The modern jury system works well, although it is constantly under attack from politicians wanting to save money. Juries can and do take robust decisions when they feel it is right to do so. In 1800 there were over 200 offences that carried the death penalty and juries became reluctant to convict when they felt the penalty was too harsh. In the mid-1800s there was a substantial reduction in capital offences, essentially limiting them to cases of murder and treason. In due course, after a number of miscarriages of justice where the defendant had been wrongly convicted and hanged, the death penalty was abolished for murder in 1969 and for treason in 1998.
26th January 2016
This amazing river was the subject of a talk given by club member Roger Taylor who had been on a cruise which included sailing up the Amazon as far as the ‘City of the Forest’, Manaus. Draining an area that is 40% of the total area of South America the river, at just under 4,000 miles, is generally regarded as second only in length to the Nile. At its mouth it is so wide that, from a ship, both banks cannot be seen at the same time and the flow of fresh water discharging into the sea extends for up to 200 miles.
Having conveyed a sense of the sheer size of the river, Roger continued by describing his experiences and impressions as his ship sailed upstream, stopping at Santana to take on board a pilot and then at Santarem and Manaus. The size of the river is matched by the extent of the tropical rain-forest through which it flows, although human activity through logging (both legal and illegal) and ‘slash-and-burn’ clearance for cattle raising is having a dramatic effect. On average, 1½ acres of forest is being destroyed every second and already an area the size of France has been cleared. Also at risk from this encroachment are the indigenous peoples of the forest whose traditional way of life and intrinsic knowledge of their environment are being lost.
Roger Taylor and Alan Grant
12th January 2016
Today’s speaker was club member Malcolm Young who took as the title of his talk a quotation from T.E. Lawrence (Lawrence of Arabia): “Making war upon insurgents is messy and slow, like eating soup with a knife”. Insurgencies and counter-insurgency are a particular interest of Malcolm, whose career included the Parachute Regiment, the SAS and as an Army helicopter pilot, later transferring to the RAF as a ground attack and reconnaissance pilot.
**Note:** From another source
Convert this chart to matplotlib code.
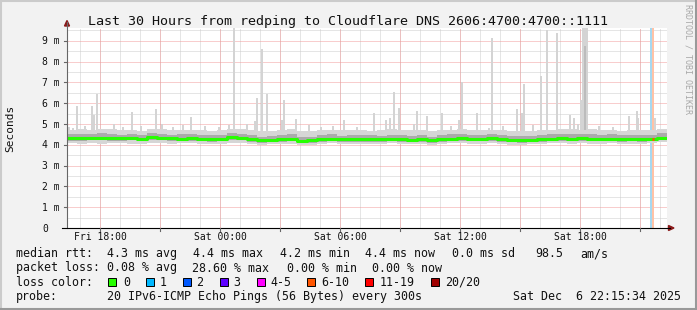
import matplotlib
matplotlib.use('Agg')
import matplotlib.pyplot as plt
import matplotlib.transforms as mtransforms
from matplotlib.patches import Rectangle, Polygon
from matplotlib.lines import Line2D
import numpy as np

# ---- data (hours since graph start Fri 16:21, values in ms) ----
median_rtt = [4.32, 4.31, 4.33, 4.34, 4.32, 4.31, 4.32, 4.30, 4.38, 4.33,
              4.31, 4.30, 4.32, 4.29, 4.28, 4.30, 4.36, 4.33, 4.27, 4.22,
              4.24, 4.26, 4.29, 4.20, 4.22, 4.27, 4.29, 4.26, 4.28, 4.27,
              4.27, 4.26, 4.29, 4.27, 4.25, 4.27, 4.21, 4.28, 4.30, 4.31,
              4.30, 4.29, 4.31, 4.28, 4.24, 4.23, 4.25, 4.26, 4.30, 4.32,
              4.30, 4.32, 4.30, 4.29, 4.30, 4.28, 4.29, 4.27, 4.30, 4.35]
smoke_hi = [4.72, 4.75, 4.70, 4.78, 4.74, 4.70, 4.72, 4.68, 4.76, 4.74,
            4.70, 4.72, 4.69, 4.71, 4.66, 4.70, 4.78, 4.75, 4.72, 4.68,
            4.66, 4.70, 4.74, 4.65, 4.67, 4.70, 4.72, 4.69, 4.73, 4.70,
            4.68, 4.71, 4.74, 4.72, 4.70, 4.73, 4.66, 4.70, 4.72, 4.74,
            4.71, 4.70, 4.73, 4.70, 4.66, 4.65, 4.68, 4.70, 4.72, 4.76,
            4.74, 4.72, 4.78, 4.70, 4.72, 4.68, 4.70, 4.69, 4.72, 4.76]
smoke_lo = [4.08, 4.06, 4.10, 4.05, 4.07, 4.09, 4.06, 4.04, 4.10, 4.08,
            4.05, 4.07, 4.09, 4.04, 4.03, 4.06, 4.10, 4.07, 4.02, 4.00,
            4.03, 4.05, 4.06, 3.99, 4.01, 4.05, 4.07, 4.04, 4.06, 4.05,
            4.04, 4.03, 4.07, 4.05, 4.03, 4.05, 3.99, 4.05, 4.07, 4.08,
            4.06, 4.05, 4.07, 4.05, 4.01, 4.00, 4.02, 4.04, 4.07, 4.09,
            4.06, 4.08, 4.06, 4.05, 4.07, 4.04, 4.06, 4.03, 4.07, 4.12]
mid_hi = [4.50, 4.52, 4.50, 4.56, 4.50, 4.48, 4.52, 4.47, 4.58, 4.52,
          4.49, 4.50, 4.51, 4.46, 4.45, 4.48, 4.56, 4.53, 4.46, 4.40,
          4.42, 4.45, 4.50, 4.40, 4.40, 4.46, 4.50, 4.44, 4.48, 4.46,
          4.45, 4.44, 4.49, 4.46, 4.43, 4.47, 4.40, 4.47, 4.50, 4.52,
          4.49, 4.48, 4.52, 4.46, 4.42, 4.41, 4.44, 4.45, 4.50, 4.53,
          4.50, 4.52, 4.50, 4.47, 4.50, 4.46, 4.48, 4.45, 4.49, 4.55]
mid_lo = [4.20, 4.19, 4.22, 4.21, 4.20, 4.19, 4.21, 4.18, 4.24, 4.21,
          4.19, 4.18, 4.20, 4.17, 4.16, 4.18, 4.23, 4.21, 4.15, 4.10,
          4.12, 4.14, 4.17, 4.08, 4.10, 4.15, 4.17, 4.14, 4.16, 4.15,
          4.15, 4.14, 4.17, 4.15, 4.13, 4.15, 4.09, 4.16, 4.18, 4.19,
          4.18, 4.17, 4.19, 4.16, 4.12, 4.11, 4.13, 4.14, 4.18, 4.20,
          4.18, 4.20, 4.18, 4.17, 4.18, 4.16, 4.17, 4.15, 4.18, 4.23]

spike_hours = [0.10, 0.30, 0.48, 0.90, 1.23, 1.37, 1.50, 2.35, 2.80, 3.23,
               3.70, 4.45, 4.73, 5.30, 5.80, 6.18, 6.90, 7.60, 8.10, 8.35,
               8.98, 9.40, 9.48, 9.73, 10.02, 10.73, 10.85, 11.43, 12.10, 12.70,
               13.30, 13.85, 14.50, 15.35, 15.93, 16.15, 16.35, 16.60, 17.37, 17.48,
               17.98, 18.73, 19.20, 19.60, 19.73, 20.48, 21.10, 21.23, 21.80, 22.48,
               22.73, 22.85, 23.30, 23.68, 23.98, 24.48, 25.15, 25.35, 25.57, 25.70,
               25.82, 25.90, 25.98, 26.60, 27.30, 28.12, 28.48, 28.57, 29.40]
spike_top = [4.85, 4.80, 5.87, 4.90, 5.88, 5.43, 6.44, 5.00, 4.85, 5.58,
             4.90, 5.72, 5.00, 4.85, 4.95, 5.35, 4.90, 4.85, 4.95, 9.70,
             5.00, 5.14, 6.26, 8.60, 6.44, 5.20, 6.15, 5.24, 4.95, 4.85,
             4.90, 5.20, 4.85, 5.53, 5.20, 5.30, 6.52, 5.76, 5.00, 5.63,
             5.40, 5.53, 4.90, 5.20, 7.00, 5.53, 4.80, 9.15, 4.90, 5.72,
             5.53, 6.92, 4.95, 7.32, 9.52, 9.39, 5.43, 5.30, 5.00, 6.15,
             9.70, 9.70, 9.70, 4.90, 4.85, 5.38, 5.64, 5.28, 5.28]
dark_spike_hours = [25.90]
dark_spike_top = [8.75]

loss_hours = [29.17, 29.25]
loss_band_colors = ['#a6d8f0', '#ffc2a6']

major_hours = [1.65, 7.65, 13.65, 19.65, 25.65]
x_labels = ['Fri 18:00', 'Sat 00:00', 'Sat 06:00', 'Sat 12:00', 'Sat 18:00']
y_values = [0, 1, 2, 3, 4, 5, 6, 7, 8, 9]
y_labels = ['0', '1 m', '2 m', '3 m', '4 m', '5 m', '6 m', '7 m', '8 m', '9 m']

legend_rows = [
    [(16, 'median rtt:'), (107, '4.3 ms avg'), (193, '4.4 ms max'), (280, '4.2 ms min'),
     (365, '4.4 ms now'), (451.5, '0.0 ms sd'), (535, '98.5'), (580, 'am/s')],
    [(16, 'packet loss:'), (107, '0.08 % avg'), (192, '28.60 % max'), (287, '0.00 % min'),
     (372, '0.00 % now')],
    [(16, 'loss color:')],
    [(16, 'probe:'), (107, '20 IPv6-ICMP Echo Pings (56 Bytes) every 300s'),
     (513, 'Sat Dec  6 22:15:34 2025')],
]
loss_names = ['0', '1', '2', '3', '4-5', '6-10', '11-19', '20/20']
loss_colors = ['#26ff00', '#00b8ff', '#0059ff', '#5e00ff', '#ff00ff', '#ff5500', '#ff0000', '#a00000']
loss_box_x = [108, 145.5, 182.5, 220, 256.5, 306.5, 365, 430.5]
loss_text_x = [123, 160, 196.5, 233, 270.5, 321.5, 380, 445]

W, H = 697, 310
MONO = 'DejaVu Sans Mono'


def fx(x):
    return x / W


def fy(y):
    return 1 - y / H


fig = plt.figure(figsize=(W / 100, H / 100), dpi=100, facecolor='#f2f2f2')
ax = fig.add_axes([fx(67), fy(228), 600 / W, 200 / H])
ax.set_facecolor('white')
ax.set_xlim(0, 30)
ax.set_ylim(0, 9.62)
for s in ax.spines.values():
    s.set_visible(False)
ax.set_xticks([])
ax.set_yticks([])

# grid: grey dotted minor, red dotted major (1px on / 1px off)
dot = dict(lw=0.72, ls=(0, (1, 1)))
for h in np.arange(0.65, 30, 1.0):
    ax.axvline(h, color='#cccccc', zorder=1, **dot)
for v in np.arange(0.5, 9.6, 1.0):
    ax.axhline(v, color='#cccccc', zorder=1, **dot)
for h in np.arange(1.65, 30, 3.0):
    ax.axvline(h, color='#f29c9c', zorder=1.5, **dot)
for v in y_values[1:]:
    ax.axhline(v, color='#f29c9c', zorder=1.5, **dot)

# loss bars (full height)
for h, c in zip(loss_hours, loss_band_colors):
    ax.axvspan(h, h + 1 / 12, color=c, lw=0, zorder=2)

# spikes
spike_top = np.array(spike_top)
ax.bar(spike_hours, spike_top - 4.6, bottom=4.6, width=0.1, color='#d4d4d4', lw=0, zorder=3)
ax.bar(dark_spike_hours, np.array(dark_spike_top) - 4.6, bottom=4.6, width=0.1,
       color='#bcbcbc', lw=0, zorder=3.1)

# smoke
t = np.arange(len(median_rtt)) * 0.5
tt = np.append(t, 30)


def ext(a):
    return np.append(a, a[-1])


ax.fill_between(tt, ext(smoke_lo), ext(smoke_hi), step='post', color='#d6d6d6', lw=0, zorder=4)
ax.fill_between(tt, ext(mid_lo), ext(mid_hi), step='post', color='#ababab', lw=0, zorder=4.1)

# median line
ax.step(tt, ext(median_rtt), where='post', color='#26ff00', lw=2.2, zorder=5)
ax.hlines(median_rtt[-2], 29.25, 29.33, color='#ff5500', lw=2.2, zorder=5.1)

# axes lines and arrows
fig.add_artist(Line2D([fx(67), fx(67)], [fy(228), fy(22)], color='#666666', lw=0.8))
fig.add_artist(Line2D([fx(62), fx(670)], [fy(228), fy(228)], color='#000000', lw=0.8))
fig.add_artist(Polygon([[fx(64.5), fy(26)], [fx(69.5), fy(26)], [fx(67), fy(20.5)]],
                       closed=True, color='#8b1a1a'))
fig.add_artist(Polygon([[fx(668.5), fy(225.5)], [fx(668.5), fy(230.5)], [fx(674), fy(228)]],
                       closed=True, color='#8b1a1a'))

# tick marks
for h in np.arange(1.65, 30, 3.0):
    x = 67 + h * 20
    fig.add_artist(Line2D([fx(x), fx(x)], [fy(228), fy(231)], color='#666666', lw=0.8))
for v in y_values[1:]:
    y = 228 - v * 20.8
    fig.add_artist(Line2D([fx(63.5), fx(67)], [fy(y), fy(y)], color='#666666', lw=0.8))

# tick labels
xtr = mtransforms.blended_transform_factory(ax.transData, fig.transFigure)
for h, lab in zip(major_hours, x_labels):
    ax.text(h, fy(240.5), lab, ha='center', va='baseline', transform=xtr,
            fontsize=7, family=MONO, color='#111111')
ytr = mtransforms.blended_transform_factory(fig.transFigure, ax.transData)
for v, lab in zip(y_values, y_labels):
    ax.text(fx(42), v - 0.17, lab, ha='left', va='baseline', transform=ytr,
            fontsize=7, family=MONO, color='#111111', clip_on=False)

# titles
fig.text(fx(348), fy(25), 'Last 30 Hours from redping to Cloudflare DNS 2606:4700:4700::1111',
         ha='center', va='baseline', fontsize=9.6, family=MONO, color='#111111')
fig.text(fx(10), fy(128), 'Seconds', rotation=90, ha='center', va='center',
         fontsize=8, family=MONO, color='#111111')
fig.text(fx(688), fy(4), 'RRDTOOL / TOBI OETIKER', rotation=270, ha='center', va='top',
         fontsize=6, family=MONO, color='#a8a8a8')

# legend
baselines = [257.4, 271.5, 285.6, 299.7]
for row, base in zip(legend_rows, baselines):
    for x, s in row:
        fig.text(fx(x), fy(base), s, ha='left', va='baseline', fontsize=8.4,
                 family=MONO, color='#111111')
for bx, tx, name, c in zip(loss_box_x, loss_text_x, loss_names, loss_colors):
    fig.add_artist(Rectangle((fx(bx), fy(285.5)), 8 / W, 8 / H, facecolor=c,
                             edgecolor='#000000', lw=0.7))
    fig.text(fx(tx), fy(285.6), name, ha='left', va='baseline', fontsize=8.4,
             family=MONO, color='#111111')

# 3D frame
fig.add_artist(Line2D([0, 1], [fy(0.5), fy(0.5)], color='#cbcbcb', lw=1.5))
fig.add_artist(Line2D([fx(0.5), fx(0.5)], [0, 1], color='#cbcbcb', lw=1.5))
fig.add_artist(Line2D([0, 1], [fy(309), fy(309)], color='#999999', lw=1.5))
fig.add_artist(Line2D([fx(696), fx(696)], [0, 1], color='#999999', lw=1.5))

fig.savefig('out.png', dpi=100, facecolor=fig.get_facecolor())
He had been involved in campaigns in Aden, Borneo, Burma, Northern Ireland and Dhofar (Oman), gaining first-hand experience of counter-insurgency operations.
In his fascinating and knowledgeable talk he defined insurgents as those seeking to destroy the legitimate authority of a country, and counter-insurgency as the measures taken against them. Such measures include military force but Malcolm stressed that political and economic solutions also have to be found if counter-insurgency is to be successful. In Afghanistan and Iraq, it was the failure to address the political and economic issues that has led to the emergence of the self-styled Islamic State, and the re-emergence of the Taliban.